> [GIVEN INFORMATION]:
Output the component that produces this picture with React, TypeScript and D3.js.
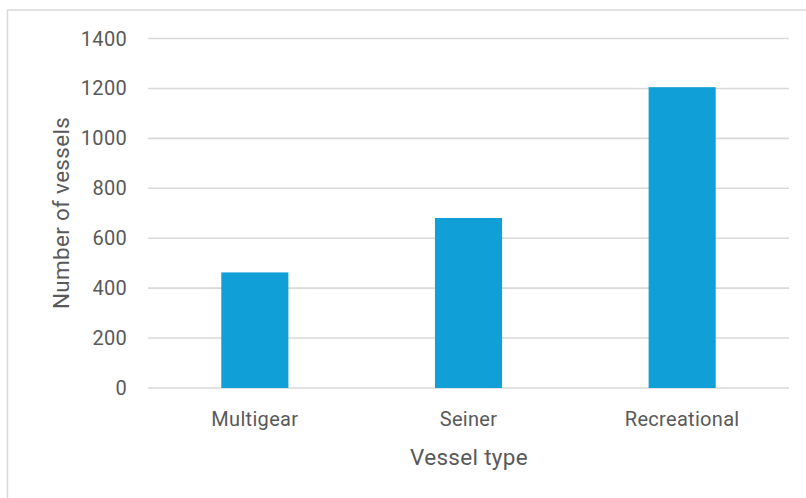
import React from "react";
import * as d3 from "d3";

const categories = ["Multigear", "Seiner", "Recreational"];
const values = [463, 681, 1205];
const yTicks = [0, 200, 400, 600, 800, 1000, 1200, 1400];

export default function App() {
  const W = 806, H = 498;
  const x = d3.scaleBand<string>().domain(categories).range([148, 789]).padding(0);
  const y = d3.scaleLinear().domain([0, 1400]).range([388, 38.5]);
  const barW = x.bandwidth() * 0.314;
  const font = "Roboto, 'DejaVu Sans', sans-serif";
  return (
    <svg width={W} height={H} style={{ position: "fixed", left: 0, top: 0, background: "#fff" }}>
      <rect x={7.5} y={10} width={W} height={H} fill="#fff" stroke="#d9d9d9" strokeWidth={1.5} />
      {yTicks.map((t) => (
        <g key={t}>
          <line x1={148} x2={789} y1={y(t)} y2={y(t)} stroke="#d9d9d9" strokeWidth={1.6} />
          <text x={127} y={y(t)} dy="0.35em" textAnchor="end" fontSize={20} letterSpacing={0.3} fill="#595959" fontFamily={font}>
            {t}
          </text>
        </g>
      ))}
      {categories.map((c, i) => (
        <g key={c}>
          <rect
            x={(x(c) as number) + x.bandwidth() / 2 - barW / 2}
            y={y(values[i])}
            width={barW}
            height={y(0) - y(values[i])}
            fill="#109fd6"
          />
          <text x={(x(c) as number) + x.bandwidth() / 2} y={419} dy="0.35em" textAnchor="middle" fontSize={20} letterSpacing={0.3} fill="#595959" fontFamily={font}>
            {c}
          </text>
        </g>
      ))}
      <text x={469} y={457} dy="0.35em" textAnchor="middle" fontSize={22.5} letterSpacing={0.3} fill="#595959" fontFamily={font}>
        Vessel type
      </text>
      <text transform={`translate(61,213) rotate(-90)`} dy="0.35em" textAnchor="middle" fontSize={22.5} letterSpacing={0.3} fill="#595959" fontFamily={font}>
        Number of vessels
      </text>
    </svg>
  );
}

> [WHAT YOU WILL DO]: Your task is to restate word for word the lines from the top of the data to the line containing "const yTicks = [0, 200, 400, 600, 800, 1000, 1200, 1400];", both ends included, with every picture left out.

> [OUTPUT BELOW]:
Output the component that produces this picture with React, TypeScript and D3.js.
import React from "react";
import * as d3 from "d3";

const categories = ["Multigear", "Seiner", "Recreational"];
const values = [463, 681, 1205];
const yTicks = [0, 200, 400, 600, 800, 1000, 1200, 1400];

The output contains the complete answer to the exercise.